What is an Impulse Control Disorder?

“Impulses are normal and absolutely necessary for survival,” Dr. Casey Halpern, assistant professor of neurosurgery and the study’s lead researcher, said in a statement. “They convert our feelings about what’s rewarding into concrete action to obtain food, sex, sleep and defenses against rivals or predators.”

However, people with ICDs cannot control their impulsive behavior and end up making poor judgments that often lead them to destructive ends. Scientists categorize conditions like eating disorders and addictions under ICD.

Lack of Awareness and Treatment

While the number of people who are diagnosed with ICD increases every year, this condition is not getting fully recognized and treated. For example, intermittent explosive disorder (IED), a condition characterized by the inability to control anger that could lead an individual to lash out physically, is the most common form of ICD, but only 28.8 percent of people formally diagnosed with IED have ever received treatment.

There is a “lack of treatment for patients suffering from dangerous and/or pathological impulses like overeating in obesity (despite gastric bypass surgery), drug seeking, binge drinking in alcoholism, pathological gambling to name a few,” said Halpern. “These are exceedingly common problems in our society.”

It is this lack of treatment that motivated Halpern to conduct the study.

Case Study: Mice and Binge Eating

Since the brain components for reward systems in vertebrates, like mice and humans, are largely similar, Halpern’s team first tested with mice.

Unlike the standard pellets for food, special high-fat pellets were given to mice for one hour every day for 10 days. In that one hour, they were allowed to eat as much as they wanted.

Then, researchers implanted electrode arrays in the mice’s brains and monitored electrical activity in their nucleus accumbens, the brain’s reward circuitry. In most vertebrates, this part of the brain directs survival-promoting actions by inducing pleasure in anticipating or performing such actions. So, a normal vertebrate is naturally impulsed to find pleasure in food, which is essential to survival.

In observing mice, the researchers found that a signature pattern of heightened electrical activity showed up right before binge eating, peaking one second before a mouse took a bite on the high-fat pellet. In contrast, when a mouse was about to bite on the standard pellet, the researchers did not find the same uptick.

In cases when the signature pattern of electrical activity showed up, the researchers delivered a small 10-second electrical pulse to the mice’s nucleus accumbens. This delivery did not affect the mice’s intake of normal food, social behavior or other physical activities, but stopped them from overindulging in the high-fat pellets.

Case Study: Humans and Cash Rewards

The study also involved a participant suffering from obsessive-compulsive disorder (OCD), who was asked to perform computerized tasks that generated cash rewards when completed successfully.

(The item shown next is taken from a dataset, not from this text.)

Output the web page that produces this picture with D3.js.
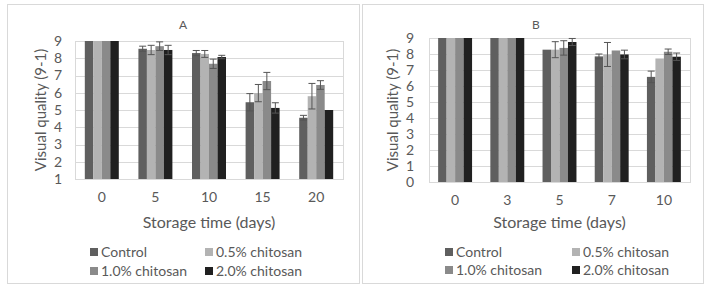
<!DOCTYPE html>
<html><head><meta charset="utf-8">
<script src="https://cdn.jsdelivr.net/npm/d3@7"></script>
<style>body{margin:0;background:#fff}svg{display:block}text{font-family:Lato,"Open Sans",sans-serif;fill:#595959}</style>
</head><body><svg id="c" width="709" height="288"></svg>
<script>
const seriesNames = ["Control","0.5% chitosan","1.0% chitosan","2.0% chitosan"];
const seriesColors = ["#5f5f5f","#b3b3b3","#8a8a8a","#202020"];

const daysA = ["0","5","10","15","20"];
const controlA = [9, 8.55, 8.3, 5.45, 4.55];
const c05A     = [9, 8.48, 8.25, 5.98, 5.8];
const c10A     = [9, 8.7, 7.68, 6.68, 6.45];
const c20A     = [9, 8.48, 8.07, 5.12, 5.0];
const errControlA = [0, 0.15, 0.15, 0.5, 0.14];
const err05A      = [0, 0.27, 0.2, 0.5, 0.74];
const err10A      = [0, 0.25, 0.27, 0.5, 0.25];
const err20A      = [0, 0.27, 0.1, 0.3, 0];
const ticksA = [1,2,3,4,5,6,7,8,9];

const daysB = ["0","3","5","7","10"];
const controlB = [9, 9, 8.27, 7.85, 6.57];
const c05B     = [9, 9, 8.27, 7.97, 7.72];
const c10B     = [9, 9, 8.38, 8.22, 8.14];
const c20B     = [9, 9, 8.75, 7.97, 7.83];
const errControlB = [0, 0, 0, 0.15, 0.36];
const err05B      = [0, 0, 0.5, 0.75, 0];
const err10B      = [0, 0, 0.45, 0, 0.17];
const err20B      = [0, 0, 0.22, 0.27, 0.23];
const ticksB = [0,1,2,3,4,5,6,7,8,9];

const svg = d3.select("#c");

function panel(cfg){
  const g = svg.append("g");
  g.append("rect").attr("x",cfg.frame[0]+0.5).attr("y",cfg.frame[1]+0.5)
    .attr("width",cfg.frame[2]).attr("height",cfg.frame[3])
    .attr("fill","#fff").attr("stroke","#d9d9d9").attr("stroke-width",1);
  const x = d3.scaleBand().domain(cfg.days).range([cfg.x0,cfg.x1]).paddingInner(cfg.pad).paddingOuter(cfg.pad/2);
  const xs = d3.scaleBand().domain(seriesNames).range([0,x.bandwidth()]);
  const y = d3.scaleLinear().domain(cfg.ydom).range([cfg.y1,cfg.y0]);
  g.append("g").selectAll("line").data(cfg.ticks).join("line")
    .attr("x1",cfg.x0).attr("x2",cfg.x1)
    .attr("y1",d=>Math.round(y(d))+0.5).attr("y2",d=>Math.round(y(d))+0.5)
    .attr("stroke","#d9d9d9");
  g.append("rect").attr("x",cfg.x0+0.5).attr("y",Math.round(y(cfg.ydom[1]))+0.5)
    .attr("width",cfg.x1-cfg.x0).attr("height",Math.round(y(cfg.ydom[0]))-Math.round(y(cfg.ydom[1])))
    .attr("fill","none").attr("stroke","#d9d9d9");
  const series = cfg.values.map((vals,i)=>vals.map((v,j)=>({day:cfg.days[j],v,e:cfg.errs[i][j],s:seriesNames[i],c:seriesColors[i]})));
  series.forEach(arr=>{
    g.append("g").selectAll("rect").data(arr).join("rect")
      .attr("x",d=>x(d.day)+xs(d.s)).attr("width",xs.bandwidth())
      .attr("y",d=>y(d.v)).attr("height",d=>y(cfg.ydom[0])-y(d.v))
      .attr("fill",d=>d.c);
  });
  series.forEach(arr=>{
    const eg = g.append("g").selectAll("g").data(arr.filter(d=>d.e>0)).join("g")
      .attr("stroke","#555").attr("stroke-width",1);
    const cx = d=>x(d.day)+xs(d.s)+xs.bandwidth()/2;
    eg.append("line").attr("x1",cx).attr("x2",cx).attr("y1",d=>y(d.v+d.e)).attr("y2",d=>y(d.v-d.e));
    eg.append("line").attr("x1",d=>cx(d)-3.5).attr("x2",d=>cx(d)+3.5).attr("y1",d=>y(d.v+d.e)).attr("y2",d=>y(d.v+d.e));
    eg.append("line").attr("x1",d=>cx(d)-3.5).attr("x2",d=>cx(d)+3.5).attr("y1",d=>y(d.v-d.e)).attr("y2",d=>y(d.v-d.e));
  });
  const ya = d3.axisLeft(y).tickValues(cfg.ticks).tickSize(0).tickPadding(0).tickFormat(d3.format("d"));
  const yg = g.append("g").attr("transform",`translate(${cfg.ylabX},0)`).call(ya);
  yg.select(".domain").remove();
  yg.selectAll("text").attr("font-size",14).style("fill","#595959");
  const xa = d3.axisBottom(x).tickSize(0).tickPadding(0);
  const xg = g.append("g").attr("transform",`translate(0,${cfg.xlabY})`).call(xa);
  xg.select(".domain").remove();
  xg.selectAll("text").attr("font-size",14).attr("dy","0.35em").attr("y",0).style("fill","#595959");
  g.append("text").attr("x",cfg.titleX).attr("y",cfg.titleY).attr("text-anchor","middle").attr("font-size",12).text(cfg.title);
  g.append("text").attr("x",(cfg.x0+cfg.x1)/2).attr("y",cfg.xtitleY).attr("text-anchor","middle").attr("font-size",16).text("Storage time (days)");
  g.append("text").attr("transform",`translate(${cfg.ytitleX},${(cfg.y0+cfg.y1)/2}) rotate(-90)`).attr("text-anchor","middle").attr("dy","0.35em").attr("font-size",15).text("Visual quality (9-1)");
  seriesNames.forEach((n,i)=>{
    const lx = cfg.legX[i%2], ly = cfg.legY[Math.floor(i/2)];
    g.append("rect").attr("x",lx).attr("y",ly-4).attr("width",8).attr("height",8).attr("fill",seriesColors[i]);
    g.append("text").attr("x",lx+11).attr("y",ly).attr("dy","0.35em").attr("font-size",14).text(n);
  });
}

panel({frame:[7,4,352,279], days:daysA, values:[controlA,c05A,c10A,c20A], errs:[errControlA,err05A,err10A,err20A],
  x0:75,x1:343,pad:0.366,y0:41,y1:179,ydom:[1,9],ticks:ticksA,ylabX:62,xlabY:197,title:"A",titleX:183,titleY:29,
  xtitleY:228,ytitleX:41,legX:[90,205],legY:[252,271]});
panel({frame:[362,4,341,279], days:daysB, values:[controlB,c05B,c10B,c20B], errs:[errControlB,err05B,err10B,err20B],
  x0:429,x1:690,pad:0.35,y0:38,y1:182,ydom:[0,9],ticks:ticksB,ylabX:414,xlabY:200,title:"B",titleX:536,titleY:29,
  xtitleY:228,ytitleX:393,legX:[445,572],legY:[252,270]});
</script></body></html>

Just like mice, once the participant became nearly certain that he was going to receive a reward upon completing the task, the researchers identified the signature pattern of heightened electrical activity in his nucleus accumbens.

“The fact that we saw a similar signal prior to two different behaviors, both intended to obtain rewards — food in the case of mice, money in the case of the human subject — to which the individuals had become hypersensitized by their repeated exposure suggests that this signal may be common to many impulsive behaviors, making them amenable to treatment along similar lines,” Halpern said in a statement.

What’s next?

The team hopes to further study on humans to confirm that a similar delivery of electrical pulses will prevent humans from acting impulsively as it did for mice, and is currently seeking funding for testing on humans, Halpern said.

“Imagine if you could predict and prevent a suicide attempt, a heroin injection, a burst of binge eating or alcohol intake, or a sudden bout of uncontrolled rage,” Halpern said in a statement.

In the near future, Halpern said the team hopes to start testing on humans with severely refractory obesity.